You Owe Money —
Bankruptcy Discharge and its Consequences for the Bankrupt
What is a bankruptcy discharge?
When a bankrupt is discharged from bankruptcy, he/she is released from the legal obligation to repay debts that existed on the day that the bankruptcy was filed, except for the following types of debt:
- Support payments to a former spouse or to children;
- Fines or monetary penalties imposed by the Court;
- Debts arising from fraud;
- Student loans if fewer than seven years have passed since the bankrupt stopped being a full- or part-time student.
When is a bankrupt discharged?
A bankrupt is automatically discharged (“absolute discharge”) nine months after the bankruptcy is filed if:
- This is a first bankruptcy;
- The bankrupt has attended two financial counselling sessions;
- The bankrupt is not required to pay a portion of his/her income into the bankruptcy estate as per the standards established by the Office of the Superintendent of Bankruptcy (OSB);
- The discharge is not opposed by a creditor, the trustee or the OSB.
If the bankrupt is required to pay a portion of his/her income into the bankruptcy estate, and this is a first bankruptcy, the bankrupt will be eligible for an automatic discharge after contributing to the estate for 21 months.

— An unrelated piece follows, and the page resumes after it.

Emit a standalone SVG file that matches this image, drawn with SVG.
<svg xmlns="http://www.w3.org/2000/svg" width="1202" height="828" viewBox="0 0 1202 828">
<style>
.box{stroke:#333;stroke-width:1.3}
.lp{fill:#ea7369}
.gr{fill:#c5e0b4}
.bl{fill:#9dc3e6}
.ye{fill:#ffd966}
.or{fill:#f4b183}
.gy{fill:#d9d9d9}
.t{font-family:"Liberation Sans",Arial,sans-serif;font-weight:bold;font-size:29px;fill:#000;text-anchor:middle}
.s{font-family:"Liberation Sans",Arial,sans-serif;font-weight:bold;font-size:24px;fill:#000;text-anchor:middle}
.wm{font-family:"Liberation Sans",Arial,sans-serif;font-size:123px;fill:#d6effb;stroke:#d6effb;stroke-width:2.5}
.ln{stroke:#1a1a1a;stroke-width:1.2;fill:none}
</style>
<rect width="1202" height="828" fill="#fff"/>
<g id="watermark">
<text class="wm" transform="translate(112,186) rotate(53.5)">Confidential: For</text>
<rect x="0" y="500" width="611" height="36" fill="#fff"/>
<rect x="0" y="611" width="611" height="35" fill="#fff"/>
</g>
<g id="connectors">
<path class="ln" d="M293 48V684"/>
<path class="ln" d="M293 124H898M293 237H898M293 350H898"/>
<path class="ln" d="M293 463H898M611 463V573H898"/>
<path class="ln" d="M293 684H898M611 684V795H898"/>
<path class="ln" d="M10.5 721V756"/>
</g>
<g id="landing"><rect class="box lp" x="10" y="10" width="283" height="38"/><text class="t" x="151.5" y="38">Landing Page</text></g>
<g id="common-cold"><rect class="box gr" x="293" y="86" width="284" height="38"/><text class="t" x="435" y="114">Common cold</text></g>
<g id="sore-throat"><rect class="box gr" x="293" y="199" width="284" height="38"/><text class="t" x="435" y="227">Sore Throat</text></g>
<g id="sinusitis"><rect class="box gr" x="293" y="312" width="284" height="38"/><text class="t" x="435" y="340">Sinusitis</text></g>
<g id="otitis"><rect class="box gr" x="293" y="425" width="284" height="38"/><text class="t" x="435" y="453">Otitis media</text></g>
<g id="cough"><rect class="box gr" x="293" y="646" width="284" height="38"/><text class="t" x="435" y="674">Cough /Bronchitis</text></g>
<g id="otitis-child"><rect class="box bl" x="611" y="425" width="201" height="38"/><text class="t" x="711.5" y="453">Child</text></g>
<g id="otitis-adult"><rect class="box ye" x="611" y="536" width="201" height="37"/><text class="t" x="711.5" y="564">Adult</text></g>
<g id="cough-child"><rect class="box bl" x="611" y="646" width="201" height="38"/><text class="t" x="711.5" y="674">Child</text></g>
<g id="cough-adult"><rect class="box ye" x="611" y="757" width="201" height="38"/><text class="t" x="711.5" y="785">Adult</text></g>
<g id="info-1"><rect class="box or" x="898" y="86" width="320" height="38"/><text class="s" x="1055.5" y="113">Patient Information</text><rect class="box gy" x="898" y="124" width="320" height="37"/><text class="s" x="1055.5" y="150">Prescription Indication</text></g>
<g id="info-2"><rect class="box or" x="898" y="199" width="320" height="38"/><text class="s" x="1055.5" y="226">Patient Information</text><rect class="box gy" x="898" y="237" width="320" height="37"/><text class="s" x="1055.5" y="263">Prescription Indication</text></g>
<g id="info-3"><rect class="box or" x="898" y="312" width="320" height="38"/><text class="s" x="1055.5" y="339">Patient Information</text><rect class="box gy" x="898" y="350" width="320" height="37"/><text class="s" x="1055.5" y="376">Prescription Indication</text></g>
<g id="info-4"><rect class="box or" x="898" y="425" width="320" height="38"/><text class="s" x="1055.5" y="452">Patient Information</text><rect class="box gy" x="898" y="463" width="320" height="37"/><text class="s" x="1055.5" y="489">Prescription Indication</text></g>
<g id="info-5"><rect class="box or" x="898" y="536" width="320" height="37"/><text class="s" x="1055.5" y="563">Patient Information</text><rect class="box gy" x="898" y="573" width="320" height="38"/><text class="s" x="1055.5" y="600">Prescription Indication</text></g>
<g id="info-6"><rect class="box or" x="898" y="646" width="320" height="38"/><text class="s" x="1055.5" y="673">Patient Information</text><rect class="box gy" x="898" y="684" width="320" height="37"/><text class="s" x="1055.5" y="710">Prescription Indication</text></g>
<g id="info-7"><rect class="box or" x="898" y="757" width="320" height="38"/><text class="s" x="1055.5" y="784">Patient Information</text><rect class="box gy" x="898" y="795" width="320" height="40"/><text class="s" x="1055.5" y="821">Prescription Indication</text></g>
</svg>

In the case of a second bankruptcy, if the bankrupt is not required to pay a portion of his/her income into the bankruptcy estate as per the standards established by the OSB, has attended two financial counselling sessions and if no one is opposing the discharge, the bankrupt will be eligible for automatic discharge 24 months after the date of the bankruptcy. Second-time bankrupts who are required to pay a portion of their income into the bankruptcy estate will be eligible for automatic discharge after contributing to the estate for 36 months.

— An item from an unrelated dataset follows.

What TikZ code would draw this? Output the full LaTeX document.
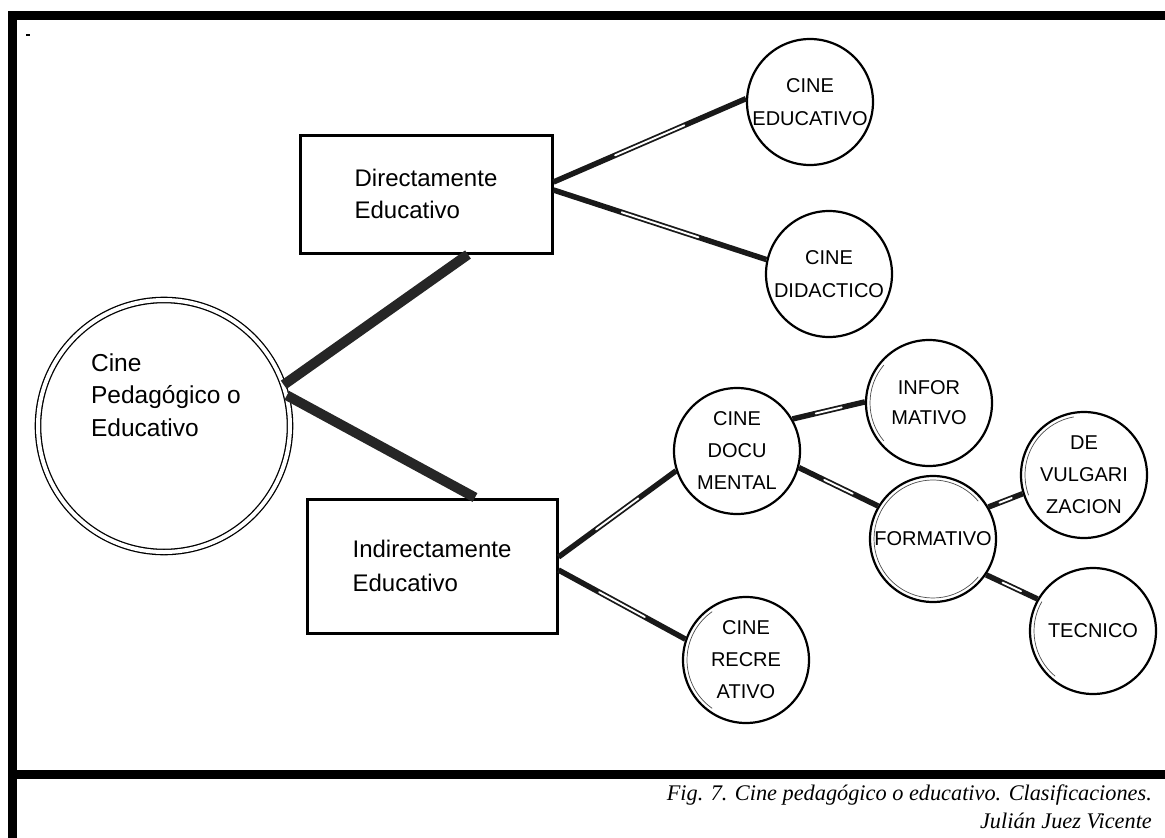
\documentclass[tikz,border=0pt]{standalone}
\usepackage{fontspec}
\setmainfont{Liberation Serif}
\newfontfamily\arialf{Liberation Sans}
\usetikzlibrary{calc}
\tikzset{
  bigc/.style={circle, draw=black, double=white, double distance=4pt, line width=1.3pt, minimum size=252pt, inner sep=0pt},
  rectbox/.style={rectangle, draw=black, line width=3pt, align=left, font=\arialf\fontsize{24}{32}\selectfont, inner sep=0pt},
  smallc/.style={circle, draw=black, line width=2.2pt, minimum size=126pt, inner sep=0pt, align=center, font=\arialf\fontsize{20}{33}\selectfont},
  bigtext/.style={font=\arialf\fontsize{24.5}{32.5}\selectfont, align=left, inner sep=0pt},
  thickconn/.style={line width=10pt, black!85},
  conn/.style={line width=5.5pt, black!90},
  stripe/.style={line width=1.9pt, white, line cap=round},
  inring/.style={line width=0.7pt, black!70},
  bar/.style={fill=black},
  caption/.style={font=\itshape\fontsize{22.3}{27}\selectfont, anchor=base east, inner sep=0pt},
}
\newcommand\cnx[2]{\draw[conn] (#1) -- (#2); \draw[stripe] ($(#1)!0.32!(#2)$) -- ($(#1)!0.68!(#2)$);}
\newcommand\inarc[3]{\draw[inring] ($(#1.center)+(#2:59)$) arc[start angle=#2, end angle=#3, radius=59];}
\begin{document}
\begin{tikzpicture}[x=1pt,y=-1pt]
\useasboundingbox (0,0) rectangle (1165,838);
% frame bars
\fill[bar] (8,11) rectangle (1165,20);
\fill[bar] (8,11) rectangle (17,838);
\fill[bar] (8,770) rectangle (1165,779);
\fill[bar] (26,34) rectangle (30,36);
% main nodes
\node[bigc] (big) at (164,426) {};
\node[bigtext] (bigtxt) at (166,395) {Cine\\Pedagógico o\\Educativo};
\node[rectbox, minimum width=252pt, minimum height=118pt] (D) at (426,194) {Directamente\\Educativo};
\node[rectbox, minimum width=250pt, minimum height=134pt, font=\arialf\fontsize{24}{34}\selectfont] (I) at (432,566) {Indirectamente\\Educativo};
% circles
\node[smallc] (ce) at (810,102) {CINE\\EDUCATIVO};
\node[smallc] (cd) at (829,274) {CINE\\DIDACTICO};
\node[smallc, font=\arialf\fontsize{20}{32}\selectfont] (cdoc) at (737,451) {CINE\\DOCU\\MENTAL};
\node[smallc, font=\arialf\fontsize{20}{32}\selectfont] (crec) at (746,660) {CINE\\RECRE\\ATIVO};
\node[smallc, font=\arialf\fontsize{20}{30}\selectfont] (cinf) at (929,403) {INFOR\\MATIVO};
\node[smallc] (cform) at (933,539) {FORMATIVO};
\node[smallc, font=\arialf\fontsize{20}{32}\selectfont] (cvul) at (1084,475) {DE\\VULGARI\\ZACION};
\node[smallc] (ctec) at (1093,631) {TECNICO};
% inner partial rings
\inarc{cform}{40}{320}
\inarc{crec}{125}{235}
\inarc{cinf}{140}{220}
\inarc{cvul}{160}{260}
\inarc{ctec}{130}{210}
% connection points on boxes
\coordinate (d1) at ([yshift=12pt]D.east);
\coordinate (d2) at ([yshift=4pt]D.east);
\coordinate (i1) at ([yshift=9pt]I.east);
\coordinate (i2) at ([yshift=-4pt]I.east);
\coordinate (dbot) at ([xshift=42pt]D.south);
\coordinate (itop) at ([xshift=43pt]I.north);
% thick connectors
\draw[thickconn] (big.19) -- (dbot);
\draw[thickconn] (big.14) -- (itop);
% striped connectors
\cnx{d1}{ce.177}
\cnx{d2}{cd.167}
\cnx{i1}{cdoc.198}
\cnx{i2}{crec.161}
\cnx{cdoc.30}{cinf.179}
\cnx{cdoc.345}{cform.149}
\cnx{cform.30}{cvul.197}
\cnx{cform.326}{ctec.150}
% caption
\node[caption] (cap1) at (1152,800) {Fig. 7. Cine pedagógico o educativo. Clasificaciones.};
\node[caption] (cap2) at (1152,828) {Julián Juez Vicente};
\end{tikzpicture}
\end{document}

Different rules apply to bankruptcies filed before September 18, 2009. Please contact the OSB at 1-877-376-9902 (toll-free) for more information.
When is a discharge challenged?
A bankrupt’s discharge may be opposed by creditors, the trustee or the BIA if the bankrupt has failed to meet his/her obligations or has committed an act of misconduct under the Bankruptcy and Insolvency Act (BIA) (see section 173 (1) of the BIA). The Court will then review the opposition and render a decision.
There are four types of discharge:
- Absolute discharge—The bankrupt is released from the legal obligation to repay debts that existed on the day the bankruptcy was filed, with the exception of certain types of debt.
- Conditional discharge—The bankrupt must meet certain conditions to obtain an absolute discharge. Generally, the bankrupt will be required to pay a certain amount of money over a specific period. However, the Court may also impose other conditions. Once all conditions have been met, an absolute discharge will be granted.
- Suspended discharge—An absolute discharge that will take effect at a later date.
- Refused discharge—The Court has the right to refuse a discharge.
What are the consequences for a bankrupt of not being discharged?
Not being discharged has important consequences for a bankrupt.
A person who is bankrupt (i.e., not discharged from bankruptcy) may not borrow more than $1,000 without informing the lender (e.g., a credit card company) that he/she is bankrupt. Failure to do so is an offence under the BIA that is liable to a fine, imprisonment or both.
Information pertaining to bankruptcy remains on an individual’s credit file for 6–7 years following discharge of a first-time bankrupt. Times may vary across provinces/territories.